The most lurid of all these moments, in this most bitter and harsh society, came with the sadistic video that Mr. Hussein himself made of the purge of his party after his seizure of power. Nobody who has seen that footage - of terrified men dragged by goons from the room while the survivors weep with fear and relief and Mr. Hussein indulges in a luxurious cigar - is likely to forget it. And this atrocity was only the curtain-raiser to further orgies of mass murder and torture of which we have unimpeachable evidence from the regime's own archives.
"After such knowledge," as T. S. Eliot asked in Gerontion, "what forgiveness?"
Jonathan Randal, a former Washington Post correspondent, repeated this question in the title of one of the best books on the subject of the Kurds. For many Iraqis, nothing could possibly begin to cancel the recent past except an act of exemplary vengeance.

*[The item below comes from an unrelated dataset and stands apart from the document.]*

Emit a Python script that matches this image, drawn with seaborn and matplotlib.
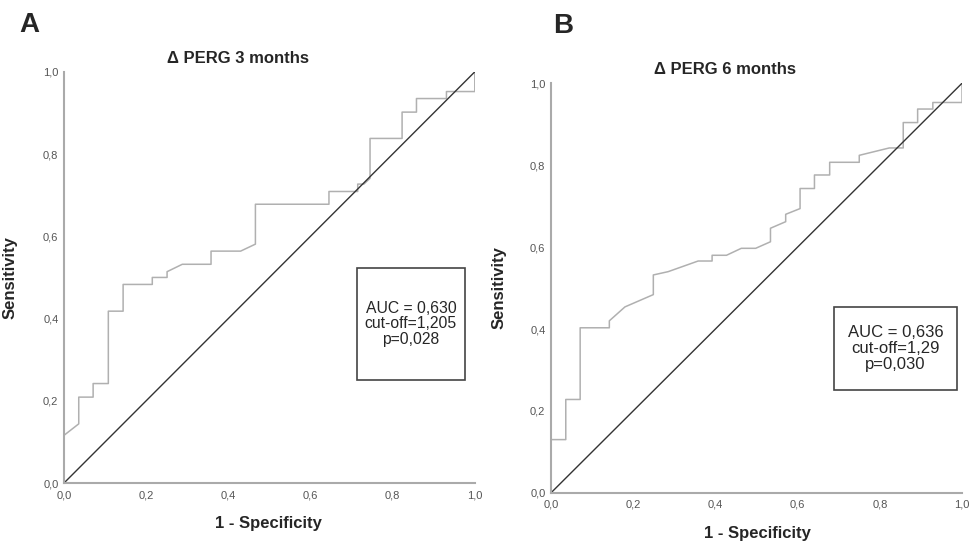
import matplotlib
matplotlib.use("Agg")
import matplotlib.pyplot as plt
import seaborn as sns
import pandas as pd
from matplotlib.patches import Rectangle
from matplotlib.ticker import FuncFormatter

sns.set_style("white")
plt.rcParams['font.family'] = ['Liberation Sans', 'DejaVu Sans']

# ROC curve vertices, panel A (Delta PERG 3 months)
fpr_3m = [0.0, 0.0, 0.036, 0.036, 0.071, 0.071, 0.108, 0.108, 0.144, 0.144,
          0.215, 0.215, 0.251, 0.251, 0.288, 0.358, 0.358, 0.430, 0.466, 0.466,
          0.645, 0.645, 0.715, 0.715, 0.730, 0.745, 0.745, 0.823, 0.823, 0.858,
          0.858, 0.931, 0.931, 1.0, 1.0]
tpr_3m = [0.0, 0.116, 0.144, 0.209, 0.209, 0.242, 0.242, 0.418, 0.418, 0.483,
          0.483, 0.500, 0.500, 0.514, 0.532, 0.532, 0.564, 0.564, 0.581, 0.678,
          0.678, 0.709, 0.709, 0.727, 0.727, 0.741, 0.838, 0.838, 0.902, 0.902,
          0.935, 0.935, 0.952, 0.952, 1.0]

# ROC curve vertices, panel B (Delta PERG 6 months)
fpr_6m = [0.0, 0.0, 0.036, 0.036, 0.071, 0.071, 0.142, 0.142, 0.180, 0.249,
          0.249, 0.285, 0.358, 0.392, 0.392, 0.427, 0.463, 0.498, 0.534, 0.534,
          0.571, 0.571, 0.606, 0.606, 0.641, 0.641, 0.678, 0.678, 0.750, 0.750,
          0.823, 0.857, 0.857, 0.892, 0.892, 0.929, 0.929, 1.0, 1.0]
tpr_6m = [0.0, 0.130, 0.130, 0.228, 0.228, 0.403, 0.403, 0.420, 0.454, 0.484,
          0.532, 0.540, 0.566, 0.566, 0.580, 0.580, 0.597, 0.597, 0.613, 0.646,
          0.662, 0.680, 0.694, 0.743, 0.743, 0.776, 0.776, 0.807, 0.807, 0.824,
          0.842, 0.842, 0.904, 0.904, 0.937, 0.937, 0.953, 0.953, 1.0]

titles = ["\u0394 PERG 3 months", "\u0394 PERG 6 months"]
panel_letters = ["A", "B"]
stats_text = ["AUC = 0,630\ncut-off=1,205\np=0,028",
              "AUC = 0,636\ncut-off=1,29\np=0,030"]

fig = plt.figure(figsize=(9.69, 5.44), dpi=100)
ax_a = fig.add_axes([0.066, 0.112, 0.424, 0.756])
ax_b = fig.add_axes([0.5686, 0.094, 0.4242, 0.753])

comma = FuncFormatter(lambda v, p: f"{v:.1f}".replace(".", ","))

curves = [(fpr_3m, tpr_3m), (fpr_6m, tpr_6m)]
# box extents in axes coords: x0, y0, w, h
boxes = [(0.713, 0.251, 0.263, 0.272), (0.689, 0.251, 0.299, 0.203)]
box_font = [11.3, 12]
box_spacing = [1.05, 1.1]
for ax, (fx, ty), title, box, txt, bf, ls in zip([ax_a, ax_b], curves, titles, boxes,
                                                 stats_text, box_font, box_spacing):
    df = pd.DataFrame({"fpr": fx, "tpr": ty})
    sns.lineplot(data=df, x="fpr", y="tpr", sort=False, estimator=None,
                 color="#b0b0b0", linewidth=1.1, ax=ax)
    sns.lineplot(x=[0, 1], y=[0, 1], color="#333333", linewidth=1.0, ax=ax)
    ax.set_xlim(0, 1)
    ax.set_ylim(0, 1)
    ax.set_xticks([0, 0.2, 0.4, 0.6, 0.8, 1.0])
    ax.set_yticks([0, 0.2, 0.4, 0.6, 0.8, 1.0])
    ax.xaxis.set_major_formatter(comma)
    ax.yaxis.set_major_formatter(comma)
    ax.tick_params(length=0, labelsize=8, labelcolor="#555555")
    ax.tick_params(axis="x", pad=5)
    ax.tick_params(axis="y", pad=4)
    for s in ["top", "right"]:
        ax.spines[s].set_visible(False)
    for s in ["left", "bottom"]:
        ax.spines[s].set_color("#aaaaaa")
        ax.spines[s].set_linewidth(1.5)
    ax.set_xlabel("1 - Specificity", fontsize=12, fontweight="bold")
    ax.set_ylabel("Sensitivity", fontsize=12, fontweight="bold")
    ax.text(0.424, 1.0 + 13.5 / 411, title, transform=ax.transAxes, ha="center", va="center",
            fontsize=12, fontweight="bold")
    ax.add_patch(Rectangle((box[0], box[1]), box[2], box[3], transform=ax.transAxes,
                           facecolor="white", edgecolor="#444444", linewidth=1.2, zorder=3))
    ax.text(box[0] + box[2] / 2, box[1] + box[3] / 2, txt, transform=ax.transAxes,
            ha="center", va="center", fontsize=bf, linespacing=ls, zorder=4)

ax_a.xaxis.set_label_coords(0.498, -0.08)
ax_a.yaxis.set_label_coords(-0.112, 0.5)
ax_b.xaxis.set_label_coords(0.503, -0.08)
ax_b.yaxis.set_label_coords(-0.107, 0.5)

fig.text(0.030, 0.954, panel_letters[0], fontsize=20, fontweight="bold", ha="center", va="center")
fig.text(0.581, 0.952, panel_letters[1], fontsize=20, fontweight="bold", ha="center", va="center")

fig.savefig("out.png", dpi=100)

And - to argue against myself further - for many other Iraqis, there could be no security or peace of mind while Mr. Hussein continued to breathe.
It was rather the same with Nicolae Ceausescu in Romania, where citizens could not get the oppressor out of their minds and where a new start was unthinkable to many until he was certified as dead.
This, in essence, also was the psychological underlay of the Nuremberg war crimes trials: The beasts had to die, and to be seen to have died. One could not bear to live on the same planet as them, and the memory of their victims would be profaned if they were long outlived by their murderers.
It is for this combination of fear, insecurity and agony that some favored the execution of Mr. Hussein in public, or at least on television. Without this assurance (or perhaps even with it) many citizens would have difficulty believing that the tyrant was gone. This moves us almost into the realm of exorcism - as if there were not enough "faith-based" horror in Iraq as things stand.
But Iraq is not going to be free of beasts just because Mr. Hussein has gone through the trapdoor. And some of the beasts who still roam the country will be the ones applauding the loudest.
Commenting on the killing of Nuri Said in 1958, that great student of Mesopotamia, Freya Stark, reflected on "the savagery for which Iraq in her long history has ever been notorious ... the pendulum swing of murder, ancient and long familiar, which has made the pattern from the day when the first Ali was stabbed in Kufa, and probably long before. Even the massacre of the Prophet's family is no novelty on that soil."
It would have been no offense to justice if Mr. Hussein had been sentenced to spend the rest of his days in prison without the possibility of parole, but it would represent a break with that sanguinary tradition.
And it might be no bad thing if Americans, especially those who supported the breaking of his death grip on Iraqi society, found ways of conveying their distaste for this rushed and vindictive - and partial - version of a process of reckoning that ought to have been sober, meticulous and untainted.
Christopher Hitchens is a columnist for Vanity Fair and the author of "A Long Short War: The Postponed Liberation of Iraq." This article first appeared in the Los Angeles Times.